Thanks for the link on this site. I've only had a chance to look through a few, but definitely bookmarked to have a good look later


----------



## tvarnas (Apr 18, 2013)

maggie45 said:


> Thanks for the link on this site. I've only had a chance to look through a few, but definitely bookmarked to have a good look later


Me too!


----------



## tvarnas (Apr 18, 2013)

DonnieK said:


> Oh yes, they do have some beautiful patterns at this sight. I found it one night when I was unable to sleep and was "surfing" the knitting scene! Thanks for reminding me.
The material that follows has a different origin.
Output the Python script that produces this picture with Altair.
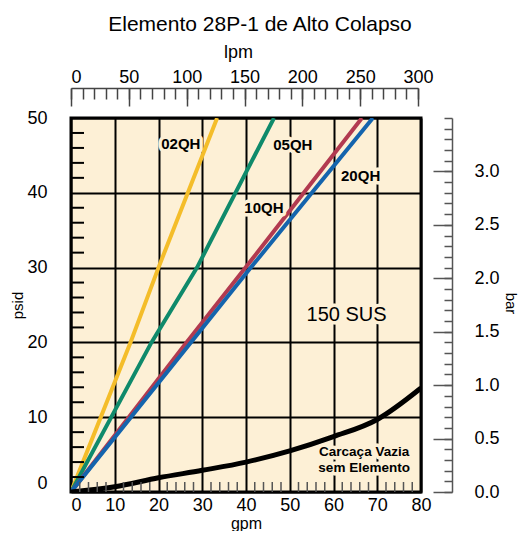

Love your new avatar! He's so sweet.


----------



## Red Robin (Mar 4, 2013)

Great website!!! Thanks


----------



## judyr (Feb 20, 2011)

Have bookmarked site. Thanks.


----------



## CathyG13 (Mar 1, 2013)

Another bookmark added to my already extensive bookmarks.  Thanks! Great site.


----------



## Elaine C. (Jul 9, 2011)

juliacraftylady666 said:


> Found a lovely cabled vest and a bunch of other patterns here.http://us.schachenmayr.com/finder/pattern/?filters=tid%3A187%20type%3Apattern&solrsort=created%20desc&title=All%20Free%20Pattern


Thanks so much for posting this link. I have bookmarked it. So much to look at and enjoy working on. Thanks! :thumbup:


----------



## cabbagehome (Dec 23, 2011)

BarbaraBL said:


> Many thanks for the link! Some very nice patterns.


 :thumbup: :thumbup: :thumbup:


----------



## budasha (Aug 10, 2011)

juliacraftylady666 said:


> Found a lovely cabled vest and a bunch of other patterns here.http://us.schachenmayr.com/finder/pattern/?filters=tid%3A187%20type%3Apattern&solrsort=created%20desc&title=All%20Free%20Pattern


Thank you for this. Lots of nice patterns.


----------